Required work: Find the word "with" in the material below and gather every line that contains it.

The input:

>> START

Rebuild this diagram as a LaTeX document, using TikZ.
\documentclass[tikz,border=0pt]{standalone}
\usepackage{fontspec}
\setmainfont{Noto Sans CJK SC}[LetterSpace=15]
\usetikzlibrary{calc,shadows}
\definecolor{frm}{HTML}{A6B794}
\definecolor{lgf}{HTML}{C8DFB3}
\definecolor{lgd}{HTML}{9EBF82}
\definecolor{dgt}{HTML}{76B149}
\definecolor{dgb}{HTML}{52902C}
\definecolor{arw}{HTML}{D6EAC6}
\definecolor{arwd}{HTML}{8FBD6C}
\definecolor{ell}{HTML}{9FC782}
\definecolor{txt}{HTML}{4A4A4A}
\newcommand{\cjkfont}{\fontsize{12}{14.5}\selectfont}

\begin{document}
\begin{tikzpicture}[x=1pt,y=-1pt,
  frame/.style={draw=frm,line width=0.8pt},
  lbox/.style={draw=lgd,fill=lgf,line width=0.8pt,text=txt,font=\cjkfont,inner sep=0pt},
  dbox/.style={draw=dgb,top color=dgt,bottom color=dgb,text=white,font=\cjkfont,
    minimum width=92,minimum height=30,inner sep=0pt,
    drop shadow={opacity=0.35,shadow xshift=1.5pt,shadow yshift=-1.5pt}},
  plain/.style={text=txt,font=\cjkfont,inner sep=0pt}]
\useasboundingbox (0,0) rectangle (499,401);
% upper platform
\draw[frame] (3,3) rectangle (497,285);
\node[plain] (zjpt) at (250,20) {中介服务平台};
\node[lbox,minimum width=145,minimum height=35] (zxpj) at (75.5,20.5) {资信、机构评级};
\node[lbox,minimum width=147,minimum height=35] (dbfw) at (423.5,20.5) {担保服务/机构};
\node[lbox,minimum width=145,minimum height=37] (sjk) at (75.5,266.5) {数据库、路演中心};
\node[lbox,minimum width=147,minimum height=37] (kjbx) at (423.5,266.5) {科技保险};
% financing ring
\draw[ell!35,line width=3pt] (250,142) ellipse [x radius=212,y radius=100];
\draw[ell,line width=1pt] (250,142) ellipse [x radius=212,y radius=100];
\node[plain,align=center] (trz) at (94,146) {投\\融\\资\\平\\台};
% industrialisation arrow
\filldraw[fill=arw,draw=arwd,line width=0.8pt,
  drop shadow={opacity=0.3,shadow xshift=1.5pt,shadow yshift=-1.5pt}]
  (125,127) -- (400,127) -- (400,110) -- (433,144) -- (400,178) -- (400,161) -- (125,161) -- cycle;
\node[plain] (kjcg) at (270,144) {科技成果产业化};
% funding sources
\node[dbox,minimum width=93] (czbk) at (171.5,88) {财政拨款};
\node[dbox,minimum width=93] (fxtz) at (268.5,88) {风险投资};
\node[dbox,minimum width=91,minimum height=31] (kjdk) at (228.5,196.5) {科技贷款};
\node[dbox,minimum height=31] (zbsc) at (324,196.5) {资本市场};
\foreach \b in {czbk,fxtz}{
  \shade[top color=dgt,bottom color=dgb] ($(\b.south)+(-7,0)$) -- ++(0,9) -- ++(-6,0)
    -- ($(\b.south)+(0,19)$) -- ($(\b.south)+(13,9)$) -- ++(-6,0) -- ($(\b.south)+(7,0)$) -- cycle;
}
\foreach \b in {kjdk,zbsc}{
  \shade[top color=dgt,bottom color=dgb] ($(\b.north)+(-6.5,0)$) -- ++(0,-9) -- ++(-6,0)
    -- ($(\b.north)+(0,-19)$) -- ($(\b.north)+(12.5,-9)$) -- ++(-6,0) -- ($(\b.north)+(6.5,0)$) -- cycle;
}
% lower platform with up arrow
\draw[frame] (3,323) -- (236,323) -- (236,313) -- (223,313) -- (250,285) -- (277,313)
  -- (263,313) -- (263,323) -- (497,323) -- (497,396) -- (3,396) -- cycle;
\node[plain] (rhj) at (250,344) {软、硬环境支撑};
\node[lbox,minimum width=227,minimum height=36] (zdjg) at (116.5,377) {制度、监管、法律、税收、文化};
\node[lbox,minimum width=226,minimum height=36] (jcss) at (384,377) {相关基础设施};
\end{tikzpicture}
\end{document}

>> END
>> START

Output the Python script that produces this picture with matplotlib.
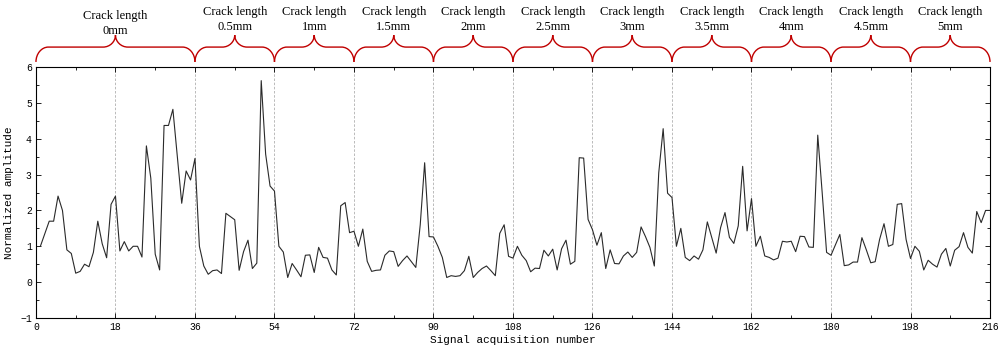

>> END

Task answer:
% lower platform with up arrow
Output the Python script that produces this picture with matplotlib.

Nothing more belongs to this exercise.